→ **SHORT EXERCISE**:
Where a line in the listing below contains the word "draw", copy that line.

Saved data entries
- - - - -
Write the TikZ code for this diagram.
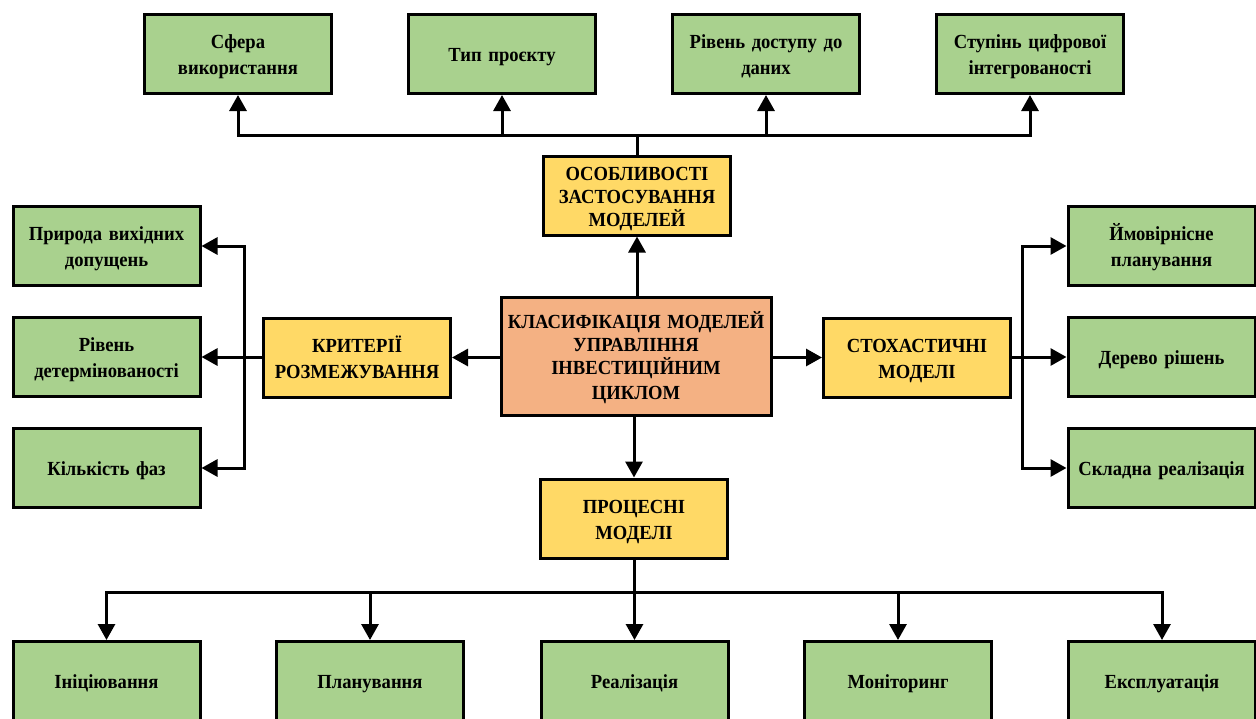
\documentclass[tikz,border=0pt]{standalone}
\usepackage{fontspec}
\setmainfont{Liberation Serif}[FakeStretch=0.93]
\usetikzlibrary{arrows.meta}
\definecolor{boxgreen}{HTML}{A9D18E}
\definecolor{boxyellow}{HTML}{FFD966}
\definecolor{boxorange}{HTML}{F4B183}
% invisible rule that gives every line the same height and depth
\newcommand\labelstrut{\rule[-5pt]{0pt}{25pt}}
\begin{document}
\begin{tikzpicture}[x=1pt,y=-1pt,
  base/.style={draw=black, line width=3pt, align=center, font=\fontsize{20}{23}\selectfont\bfseries, inner sep=2pt,
    execute at begin node=\labelstrut, execute at end node=\labelstrut},
  leaf/.style={base, fill=boxgreen, minimum width=187pt, minimum height=79pt, text width=180pt},
  group/.style={base, fill=boxyellow, minimum width=187pt, minimum height=79pt, text width=182pt},
  root/.style={base, fill=boxorange, minimum width=269pt, minimum height=118pt, text width=266pt},
  arr/.style={line width=3pt, -{Triangle[length=16pt,width=17pt]}}]
\useasboundingbox (0,0) rectangle (1256,718);
\clip (0,0) rectangle (1256,718);

% centre
\node[root] (root) at (636,356.5) {КЛАСИФІКАЦІЯ МОДЕЛЕЙ\\УПРАВЛІННЯ\\ІНВЕСТИЦІЙНИМ\\ЦИКЛОМ};

% four groups
\node[group] (feat) at (637,195.5) {ОСОБЛИВОСТІ\\ЗАСТОСУВАННЯ\\МОДЕЛЕЙ};
\node[group] (crit) at (357,357.5) {КРИТЕРІЇ\\РОЗМЕЖУВАННЯ};
\node[group] (stoch) at (917,357.5) {СТОХАСТИЧНІ\\МОДЕЛІ};
\node[group] (proc) at (634,518.5) {ПРОЦЕСНІ\\МОДЕЛІ};

% top leaves
\node[leaf] (sphere) at (238,54) {Сфера\\використання};
\node[leaf] (ptype) at (502,54) {Тип проєкту};
\node[leaf] (access) at (766,54) {Рівень доступу до\\даних};
\node[leaf] (digital) at (1030,54) {Ступінь цифрової\\інтегрованості};

% left leaves
\node[leaf] (nature) at (106.5,246) {Природа вихідних\\допущень};
\node[leaf] (determ) at (106.5,357) {Рівень\\детермінованості};
\node[leaf] (phases) at (106.5,468) {Кількість фаз};

% right leaves
\node[leaf] (prob) at (1161.5,246) {Ймовірнісне\\планування};
\node[leaf] (tree) at (1161.5,357) {Дерево рішень};
\node[leaf] (complex) at (1161.5,468) {Складна реалізація};

% bottom leaves
\node[leaf] (init) at (106.5,681) {Ініціювання};
\node[leaf] (plan) at (370,681) {Планування};
\node[leaf] (impl) at (634.5,681) {Реалізація};
\node[leaf] (monit) at (898,681) {Моніторинг};
\node[leaf] (oper) at (1162,681) {Експлуатація};

% bus coordinates
\coordinate (topbus) at (636,135);
\coordinate (leftbus) at (244,357.5);
\coordinate (rightbus) at (1022,357.5);
\coordinate (botbus) at (634,592);

% root to groups
\draw[arr] (root.north -| feat.south) -- (feat.south);
\draw[arr] (root.west |- crit.east) -- (crit.east);
\draw[arr] (root.east |- stoch.west) -- (stoch.west);
\draw[arr] (root.south -| proc.north) -- (proc.north);

% top branch
\foreach \t in {sphere,ptype,access,digital}
  \draw[arr] (feat.north) -- (feat.north |- topbus) -| (\t.south);

% left branch
\foreach \t in {nature,determ,phases}
  \draw[arr] (crit.west) -- (leftbus) |- (\t.east);

% right branch
\foreach \t in {prob,tree,complex}
  \draw[arr] (stoch.east) -- (rightbus) |- (\t.west);

% bottom branch
\foreach \t in {init,plan,impl,monit,oper}
  \draw[arr] (proc.south) -- (proc.south |- botbus) -| (\t.north);
\end{tikzpicture}
\end{document}
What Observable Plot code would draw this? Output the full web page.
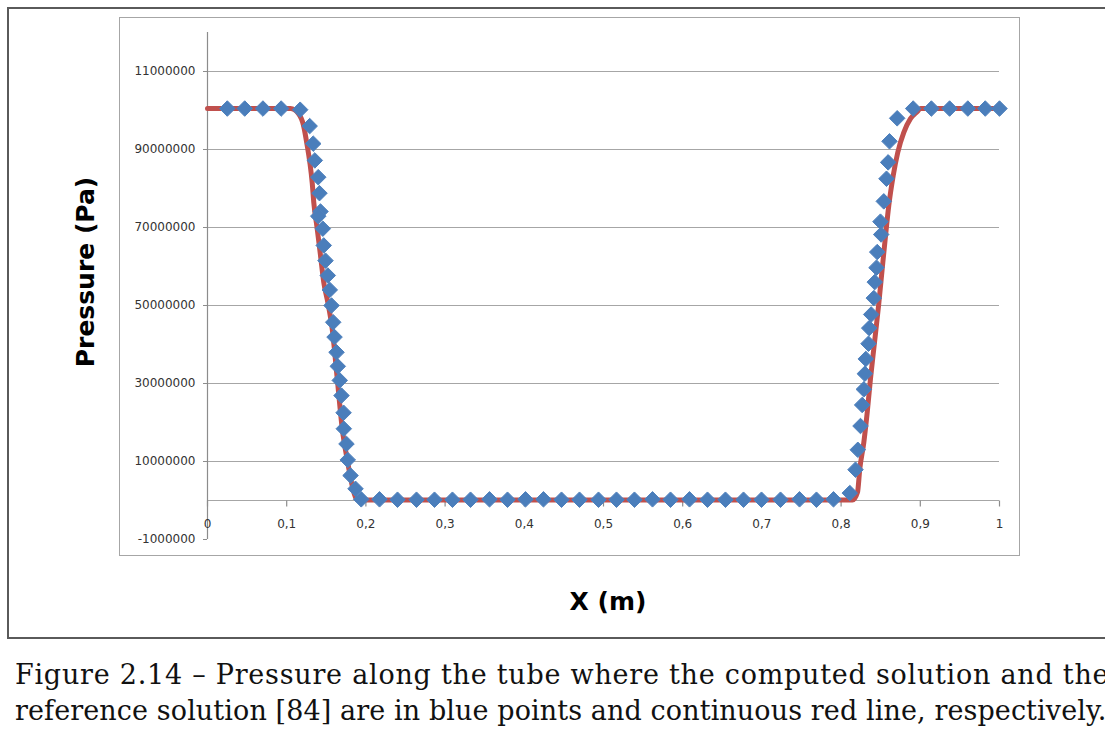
<!DOCTYPE html>
<html>
<head>
<meta charset="utf-8">
<script src="https://cdn.jsdelivr.net/npm/d3@7"></script>
<script src="https://cdn.jsdelivr.net/npm/@observablehq/plot@0.6"></script>
<style>
  html, body { margin: 0; padding: 0; background: #fff; width: 1105px; height: 737px; overflow: hidden; position: relative; }
  #outer { position: absolute; left: 7px; top: 7px; width: 1200px; height: 632px; border: 2px solid #5a5a5a; box-sizing: border-box; }
  #inner { position: absolute; left: 119px; top: 17px; width: 901px; height: 539px; border: 1px solid #a6a6a6; box-sizing: border-box; }
  #chart { position: absolute; left: 0; top: 0; }
  #chart svg { background: transparent; }
  #chart svg text { font-family: "DejaVu Sans", sans-serif !important; font-size: 12px !important; }
  .ytitle { position: absolute; left: 85px; top: 272px; transform: translate(-50%, -50%) rotate(-90deg); font: bold 25px "DejaVu Sans", sans-serif; color: #000; white-space: nowrap; }
  .xtitle { position: absolute; left: 608px; top: 601px; transform: translate(-50%, -50%); font: bold 25px "DejaVu Sans", sans-serif; color: #000; white-space: nowrap; }
  #caption { position: absolute; left: 15px; top: 657px; font: 27px "DejaVu Serif", serif; line-height: 36px; color: #111; white-space: nowrap; }
  #caption .l1 { letter-spacing: 0.75px; }
  #caption .l2 { letter-spacing: 0.1px; }
</style>
</head>
<body>
<div id="outer"></div>
<div id="inner"></div>
<div id="chart"></div>
<div class="ytitle">Pressure (Pa)</div>
<div class="xtitle">X (m)</div>
<div id="caption"><span class="l1">Figure 2.14 – Pressure along the tube where the computed solution and the</span><br><span class="l2">reference solution [84] are in blue points and continuous red line, respectively.</span></div>
<script>
// Computed solution (blue points): position (m) and pressure (Pa)
const computedX = [
  0.025, 0.047, 0.070, 0.093, 0.117,
  0.129, 0.1335, 0.1355, 0.1398, 0.1414, 0.1427, 0.1398, 0.1456, 0.1468, 0.1490, 0.1519, 0.1544, 0.1566,
  0.1587, 0.1604, 0.1629, 0.1645, 0.1670, 0.1692, 0.1718, 0.1721, 0.1755, 0.1771, 0.1806, 0.1869, 0.1941,
  0.2172, 0.2399, 0.2639, 0.2866, 0.3093, 0.3321, 0.3561, 0.3788, 0.4015, 0.4242, 0.4470, 0.4697, 0.4937,
  0.5164, 0.5391, 0.5619, 0.5846, 0.6086, 0.6313, 0.6540, 0.6768, 0.6995, 0.7235, 0.7475, 0.7689, 0.7904,
  0.8110, 0.8182, 0.8211, 0.8245, 0.8266, 0.8287, 0.8300, 0.8312, 0.8346, 0.8355, 0.8380, 0.8413, 0.8425,
  0.8447, 0.8456, 0.8506, 0.8497, 0.8539, 0.8573, 0.8594, 0.8611, 0.8708,
  0.891, 0.914, 0.937, 0.960, 0.982, 1.0
];
const computedP = [
  100.5e6, 100.5e6, 100.5e6, 100.5e6, 100.2e6,
  96.0e6, 91.5e6, 87.2e6, 82.9e6, 78.8e6, 74.1e6, 72.9e6, 69.7e6, 65.4e6, 61.5e6, 57.7e6, 54.0e6, 50.0e6,
  45.7e6, 41.9e6, 38.0e6, 34.4e6, 30.8e6, 26.9e6, 22.5e6, 18.4e6, 14.5e6, 10.4e6, 6.4e6, 3.0e6, 0.3e6,
  0.3e6, 0.2e6, 0.2e6, 0.2e6, 0.2e6, 0.2e6, 0.3e6, 0.2e6, 0.3e6, 0.3e6, 0.2e6, 0.2e6, 0.2e6,
  0.2e6, 0.2e6, 0.3e6, 0.2e6, 0.3e6, 0.2e6, 0.2e6, 0.2e6, 0.2e6, 0.2e6, 0.3e6, 0.2e6, 0.3e6,
  1.9e6, 7.9e6, 13.0e6, 19.1e6, 24.5e6, 28.5e6, 32.5e6, 36.3e6, 40.2e6, 44.2e6, 47.7e6, 51.9e6, 56.0e6,
  59.7e6, 63.7e6, 68.2e6, 71.5e6, 76.7e6, 82.5e6, 86.7e6, 92.1e6, 98.0e6,
  100.5e6, 100.5e6, 100.5e6, 100.5e6, 100.5e6, 100.5e6
];
// Reference solution (red line)
const referenceX = [
  0, 0.1048, 0.1149, 0.1212, 0.1259, 0.1292, 0.1322, 0.1342, 0.1385, 0.1427, 0.1468, 0.1519, 0.1574,
  0.1638, 0.1701, 0.1771, 0.1827, 0.1881, 0.193,
  0.8144, 0.8207, 0.8236, 0.8287, 0.8330, 0.8371, 0.8422, 0.8476, 0.8519, 0.8561, 0.8602, 0.8658,
  0.8716, 0.8792, 0.8876, 0.8961, 0.9003, 1.0
];
const referenceP = [
  100.5e6, 100.5e6, 99.2e6, 96.2e6, 91.0e6, 86.7e6, 81.5e6, 76.4e6, 69.7e6, 62.8e6, 55.9e6, 50.8e6, 44.1e6,
  31.3e6, 18.5e6, 9.7e6, 3.8e6, 0.3e6, 0.1e6,
  0.1e6, 2.1e6, 8.1e6, 14.9e6, 22.6e6, 31.2e6, 40.6e6, 50.5e6, 59.4e6, 67.9e6, 75.6e6, 83.3e6,
  89.3e6, 94.4e6, 97.9e6, 99.7e6, 100.5e6, 100.5e6
];
const xTicks = [0, 0.1, 0.2, 0.3, 0.4, 0.5, 0.6, 0.7, 0.8, 0.9, 1];
const xTickLabels = ["0", "0,1", "0,2", "0,3", "0,4", "0,5", "0,6", "0,7", "0,8", "0,9", "1"];
const yTicks = [110e6, 90e6, 70e6, 50e6, 30e6, 10e6, -10e6];
const yTickLabels = ["11000000", "90000000", "70000000", "50000000", "30000000", "10000000", "-1000000"];
const yGrid = [110e6, 90e6, 70e6, 50e6, 30e6, 10e6];

const computed = computedX.map((x, i) => ({x, p: computedP[i]}));
const reference = referenceX.map((x, i) => ({x, p: referenceP[i]}));

const tickDown = { draw(context) { context.moveTo(0, 0); context.lineTo(0, 6); } };

const chart = Plot.plot({
  width: 1105,
  height: 560,
  marginLeft: 207,
  marginRight: 106,
  marginTop: 32,
  marginBottom: 21,
  style: { background: "transparent", fontFamily: "DejaVu Sans, sans-serif", fontSize: "12px" },
  x: { domain: [0, 1], axis: null },
  y: { domain: [-10e6, 120e6], axis: null },
  marks: [
    Plot.gridY(yGrid, { stroke: "#a6a6a6", strokeOpacity: 1, strokeWidth: 1.2 }),
    Plot.ruleY([0], { stroke: "#a6a6a6", strokeWidth: 1.2 }),
    Plot.ruleX([0], { stroke: "#8c8c8c", strokeWidth: 1.2 }),
    Plot.axisY(yTicks, {
      label: null, tickSize: 4, tickPadding: 8, stroke: "#8c8c8c", fontSize: 12, fill: "#333",
      tickFormat: d => yTickLabels[yTicks.indexOf(d)]
    }),
    Plot.dot(xTicks, { x: d => d, y: 0, symbol: tickDown, r: 3, stroke: "#8c8c8c", fill: "none", strokeWidth: 1.2 }),
    Plot.text(xTicks, { x: d => d, y: 0, dy: 24, text: (d, i) => xTickLabels[i], fontSize: 12, fill: "#333" }),
    Plot.line(reference, { x: "x", y: "p", stroke: "#C0504D", strokeWidth: 5, strokeLinejoin: "round", curve: "monotone-x" }),
    Plot.dot(computed, { x: "x", y: "p", symbol: "diamond2", r: 7, fill: "#4A7EBB", stroke: "#4F81BD", strokeWidth: 1 })
  ]
});
document.getElementById("chart").appendChild(chart);
</script>
</body>
</html>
- - - - -
→ **IN RESPONSE**:
  base/.style={draw=black, line width=3pt, align=center, font=\fontsize{20}{23}\selectfont\bfseries, inner sep=2pt,
\draw[arr] (root.north -| feat.south) -- (feat.south);
\draw[arr] (root.west |- crit.east) -- (crit.east);
\draw[arr] (root.east |- stoch.west) -- (stoch.west);
\draw[arr] (root.south -| proc.north) -- (proc.north);
  \draw[arr] (feat.north) -- (feat.north |- topbus) -| (\t.south);
  \draw[arr] (crit.west) -- (leftbus) |- (\t.east);
  \draw[arr] (stoch.east) -- (rightbus) |- (\t.west);
  \draw[arr] (proc.south) -- (proc.south |- botbus) -| (\t.north);
What Observable Plot code would draw this? Output the full web page.
const tickDown = { draw(context) { context.moveTo(0, 0); context.lineTo(0, 6); } };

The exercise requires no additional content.